Schematic UC energy level diagram at 980 nm excitation

The lifetime of the sample has been measured for 544 nm emission and 980 nm excitation wavelength. The decay profile is shown in Fig. 5 for Tb³⁺–Yb³⁺ and Nd³⁺ co-doped sample. The decay time estimated by the mono-exponential fitting equation I = I₀ e^− t/τ1, where I₀ is the initial intensity and τ is the lifetime.
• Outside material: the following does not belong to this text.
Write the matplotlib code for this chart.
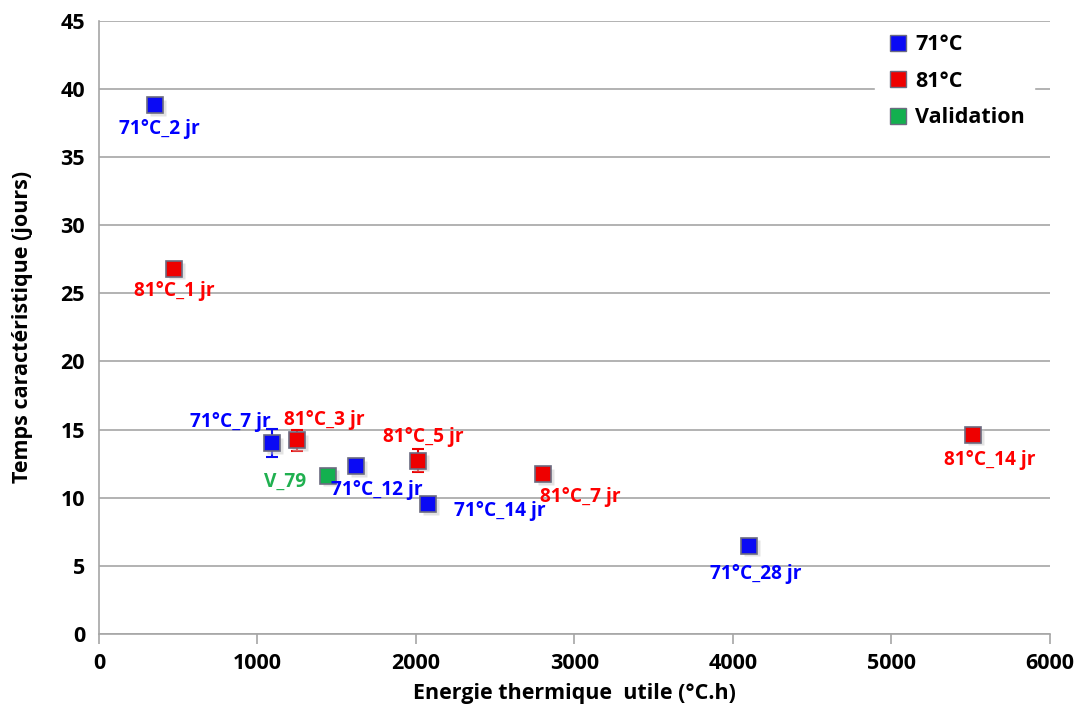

Here, lifetime values observed from mono-exponential fitting are 0.42, 0.34 and 0.23 ms for La₂O₃:1%Tb³⁺, 10%Yb³⁺, La₂O₃:1%Tb³⁺, 10%Yb³, 5%Nd³⁺ and La₂O₃:1%Tb³⁺, 10%Yb³, 10%Nd³⁺. The energy transfer efficiency from Tb³⁺ ion to Nd³⁺ was calculated by using the following equation:

$$\upeta = \, 1 \, - \frac{\tau }{{\tau_{0} }}$$

(1)

where η is energy transfer efficiency from Tb³⁺ ion to Nd³⁺ ion, τ is the lifetime in presence of acceptor Nd³⁺ ion, \(\tau_{0}\) an average lifetime of sensitizer (Tb³⁺ ion). From this equation maximum transfer efficiency observed for La₂O₃:1%Tb³⁺, 10%Yb³, 10%Nd³⁺ is 45.6% which represents that Tb³⁺ efficiently transfer energy to Nd³⁺ ion.

Fig. 5

Decay time measurement for La₂O₃: 1%Tb³⁺, 10% Yb³⁺, x% Nd³⁺ (x = 0, 5, 10) at λ_em = 544 nm and λ_ex = 980 nm

4 Conclusions

Tb³⁺, Nd³⁺ and Yb³⁺ doped exhibiting cubic structure have been successfully synthesized. UC PL emission spectra indicate improvement in emission intensity of 820 nm of Nd³⁺ ion due to absorption of energy from both Yb³⁺ and Tb³⁺ ions. The enhancement is observed due to migration of energy between lanthanides. Moreover, reduction in intensity of 544 nm confirms energy transfer from Tb³⁺ to Nd³⁺ ion. These studied reveals that Yb³⁺ co-doping improves up-conversion performance of nano-phosphors. Tb³⁺ also transfers its energy to Nd³⁺ ion so its emission would significantly improve which is beneficial for improving solar cell efficiency.